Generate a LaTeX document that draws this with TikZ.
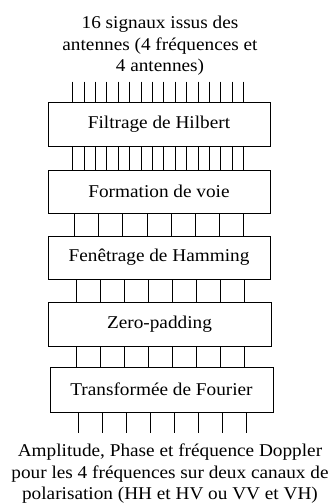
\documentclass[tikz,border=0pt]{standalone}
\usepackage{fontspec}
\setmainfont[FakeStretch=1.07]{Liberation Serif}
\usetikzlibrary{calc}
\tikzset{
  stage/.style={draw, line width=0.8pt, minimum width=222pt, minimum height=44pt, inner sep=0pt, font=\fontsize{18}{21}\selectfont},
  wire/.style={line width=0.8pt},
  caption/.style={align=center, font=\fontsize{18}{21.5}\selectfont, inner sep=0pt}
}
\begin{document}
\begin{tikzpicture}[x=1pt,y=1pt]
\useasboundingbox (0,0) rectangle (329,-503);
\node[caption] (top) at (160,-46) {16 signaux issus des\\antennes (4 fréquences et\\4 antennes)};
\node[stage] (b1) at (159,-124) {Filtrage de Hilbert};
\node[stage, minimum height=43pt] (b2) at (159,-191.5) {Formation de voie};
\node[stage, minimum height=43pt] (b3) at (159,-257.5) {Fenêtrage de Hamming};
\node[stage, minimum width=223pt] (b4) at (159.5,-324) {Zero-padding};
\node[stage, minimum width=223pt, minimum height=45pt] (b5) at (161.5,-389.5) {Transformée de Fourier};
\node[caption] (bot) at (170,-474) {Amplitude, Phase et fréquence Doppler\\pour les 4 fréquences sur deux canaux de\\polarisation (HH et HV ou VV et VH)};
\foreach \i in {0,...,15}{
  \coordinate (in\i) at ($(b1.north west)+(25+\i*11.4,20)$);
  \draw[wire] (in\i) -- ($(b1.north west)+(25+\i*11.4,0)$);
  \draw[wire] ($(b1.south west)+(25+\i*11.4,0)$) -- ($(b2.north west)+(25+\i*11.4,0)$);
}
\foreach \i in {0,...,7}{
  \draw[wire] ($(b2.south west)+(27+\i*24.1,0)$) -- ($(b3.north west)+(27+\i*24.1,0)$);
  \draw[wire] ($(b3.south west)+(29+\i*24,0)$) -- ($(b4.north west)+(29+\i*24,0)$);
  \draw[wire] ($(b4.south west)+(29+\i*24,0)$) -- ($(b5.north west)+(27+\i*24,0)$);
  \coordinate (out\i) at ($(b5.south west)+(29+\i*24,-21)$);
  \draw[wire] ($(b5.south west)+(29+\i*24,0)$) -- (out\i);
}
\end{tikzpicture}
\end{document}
• • • • • • •
### Short problem
Using the material above, return every line exactly as it appears, minus the pictures.

### Response
Generate a LaTeX document that draws this with TikZ.
\documentclass[tikz,border=0pt]{standalone}
\usepackage{fontspec}
\setmainfont[FakeStretch=1.07]{Liberation Serif}
\usetikzlibrary{calc}
\tikzset{
  stage/.style={draw, line width=0.8pt, minimum width=222pt, minimum height=44pt, inner sep=0pt, font=\fontsize{18}{21}\selectfont},
  wire/.style={line width=0.8pt},
  caption/.style={align=center, font=\fontsize{18}{21.5}\selectfont, inner sep=0pt}
}
\begin{document}
\begin{tikzpicture}[x=1pt,y=1pt]
\useasboundingbox (0,0) rectangle (329,-503);
\node[caption] (top) at (160,-46) {16 signaux issus des\\antennes (4 fréquences et\\4 antennes)};
\node[stage] (b1) at (159,-124) {Filtrage de Hilbert};
\node[stage, minimum height=43pt] (b2) at (159,-191.5) {Formation de voie};
\node[stage, minimum height=43pt] (b3) at (159,-257.5) {Fenêtrage de Hamming};
\node[stage, minimum width=223pt] (b4) at (159.5,-324) {Zero-padding};
\node[stage, minimum width=223pt, minimum height=45pt] (b5) at (161.5,-389.5) {Transformée de Fourier};
\node[caption] (bot) at (170,-474) {Amplitude, Phase et fréquence Doppler\\pour les 4 fréquences sur deux canaux de\\polarisation (HH et HV ou VV et VH)};
\foreach \i in {0,...,15}{
  \coordinate (in\i) at ($(b1.north west)+(25+\i*11.4,20)$);
  \draw[wire] (in\i) -- ($(b1.north west)+(25+\i*11.4,0)$);
  \draw[wire] ($(b1.south west)+(25+\i*11.4,0)$) -- ($(b2.north west)+(25+\i*11.4,0)$);
}
\foreach \i in {0,...,7}{
  \draw[wire] ($(b2.south west)+(27+\i*24.1,0)$) -- ($(b3.north west)+(27+\i*24.1,0)$);
  \draw[wire] ($(b3.south west)+(29+\i*24,0)$) -- ($(b4.north west)+(29+\i*24,0)$);
  \draw[wire] ($(b4.south west)+(29+\i*24,0)$) -- ($(b5.north west)+(27+\i*24,0)$);
  \coordinate (out\i) at ($(b5.south west)+(29+\i*24,-21)$);
  \draw[wire] ($(b5.south west)+(29+\i*24,0)$) -- (out\i);
}
\end{tikzpicture}
\end{document}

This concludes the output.